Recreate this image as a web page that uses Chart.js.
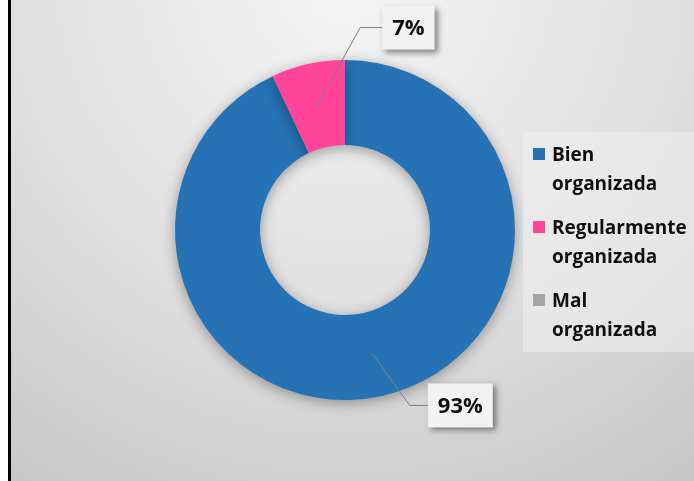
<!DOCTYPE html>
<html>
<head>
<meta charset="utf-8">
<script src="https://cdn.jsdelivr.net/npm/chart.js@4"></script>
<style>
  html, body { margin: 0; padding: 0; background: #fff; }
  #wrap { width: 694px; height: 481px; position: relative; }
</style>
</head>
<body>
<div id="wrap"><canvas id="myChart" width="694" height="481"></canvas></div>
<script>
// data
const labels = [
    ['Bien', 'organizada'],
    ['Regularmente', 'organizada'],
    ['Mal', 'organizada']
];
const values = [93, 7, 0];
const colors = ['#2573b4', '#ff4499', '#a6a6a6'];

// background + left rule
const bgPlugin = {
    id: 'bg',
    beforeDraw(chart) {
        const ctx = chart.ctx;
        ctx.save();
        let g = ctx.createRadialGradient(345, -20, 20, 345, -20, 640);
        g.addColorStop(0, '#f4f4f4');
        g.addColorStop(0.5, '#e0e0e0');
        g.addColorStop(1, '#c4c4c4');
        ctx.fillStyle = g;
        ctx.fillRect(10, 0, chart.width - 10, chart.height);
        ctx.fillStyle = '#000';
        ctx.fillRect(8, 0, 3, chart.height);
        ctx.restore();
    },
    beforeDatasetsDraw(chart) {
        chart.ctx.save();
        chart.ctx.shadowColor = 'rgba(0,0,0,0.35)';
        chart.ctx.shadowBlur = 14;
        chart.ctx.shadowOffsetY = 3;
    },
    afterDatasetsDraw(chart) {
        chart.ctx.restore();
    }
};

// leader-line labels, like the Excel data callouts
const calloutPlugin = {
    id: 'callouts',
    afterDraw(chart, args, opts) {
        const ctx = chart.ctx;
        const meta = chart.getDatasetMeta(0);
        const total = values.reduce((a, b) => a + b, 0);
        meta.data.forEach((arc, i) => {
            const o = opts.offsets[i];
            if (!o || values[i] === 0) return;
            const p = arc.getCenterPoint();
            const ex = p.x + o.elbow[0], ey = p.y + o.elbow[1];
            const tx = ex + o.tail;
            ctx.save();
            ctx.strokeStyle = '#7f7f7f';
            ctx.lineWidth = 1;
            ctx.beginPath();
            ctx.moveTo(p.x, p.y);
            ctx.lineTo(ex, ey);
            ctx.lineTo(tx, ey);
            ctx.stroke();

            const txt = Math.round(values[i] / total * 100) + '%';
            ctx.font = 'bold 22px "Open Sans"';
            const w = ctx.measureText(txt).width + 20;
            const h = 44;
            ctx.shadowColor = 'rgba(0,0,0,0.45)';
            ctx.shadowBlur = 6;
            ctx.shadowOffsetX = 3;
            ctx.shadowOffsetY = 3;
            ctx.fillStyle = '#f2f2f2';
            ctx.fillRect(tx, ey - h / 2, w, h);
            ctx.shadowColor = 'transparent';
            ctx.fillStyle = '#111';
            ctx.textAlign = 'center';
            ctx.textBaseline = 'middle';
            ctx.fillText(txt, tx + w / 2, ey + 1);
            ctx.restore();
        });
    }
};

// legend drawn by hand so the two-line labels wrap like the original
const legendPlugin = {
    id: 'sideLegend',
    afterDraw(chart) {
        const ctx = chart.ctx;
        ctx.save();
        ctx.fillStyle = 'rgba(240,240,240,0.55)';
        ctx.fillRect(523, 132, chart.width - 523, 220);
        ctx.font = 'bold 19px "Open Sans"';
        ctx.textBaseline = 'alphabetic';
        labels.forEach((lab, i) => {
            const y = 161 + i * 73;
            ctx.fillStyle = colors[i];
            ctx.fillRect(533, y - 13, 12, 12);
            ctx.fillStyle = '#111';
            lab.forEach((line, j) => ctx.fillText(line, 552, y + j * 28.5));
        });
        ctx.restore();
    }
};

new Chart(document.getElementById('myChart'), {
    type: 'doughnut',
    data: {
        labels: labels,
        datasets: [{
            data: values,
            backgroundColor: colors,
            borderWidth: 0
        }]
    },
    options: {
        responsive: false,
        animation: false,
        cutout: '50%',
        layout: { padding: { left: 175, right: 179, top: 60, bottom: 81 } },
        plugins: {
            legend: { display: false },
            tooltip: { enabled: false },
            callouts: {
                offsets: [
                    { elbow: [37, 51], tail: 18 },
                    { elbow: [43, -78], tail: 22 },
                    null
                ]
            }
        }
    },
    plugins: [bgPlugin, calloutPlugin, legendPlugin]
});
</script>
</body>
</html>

******************************

◆ DIRECTIONS FOR THIS TASK:
Transcribe exactly, with no pictures, the lines running from the first line of the material through the line holding "const colors = ['#2573b4', '#ff4499', '#a6a6a6'];".

◆ RIGHT ANSWER:
Recreate this image as a web page that uses Chart.js.
<!DOCTYPE html>
<html>
<head>
<meta charset="utf-8">
<script src="https://cdn.jsdelivr.net/npm/chart.js@4"></script>
<style>
  html, body { margin: 0; padding: 0; background: #fff; }
  #wrap { width: 694px; height: 481px; position: relative; }
</style>
</head>
<body>
<div id="wrap"><canvas id="myChart" width="694" height="481"></canvas></div>
<script>
// data
const labels = [
    ['Bien', 'organizada'],
    ['Regularmente', 'organizada'],
    ['Mal', 'organizada']
];
const values = [93, 7, 0];
const colors = ['#2573b4', '#ff4499', '#a6a6a6'];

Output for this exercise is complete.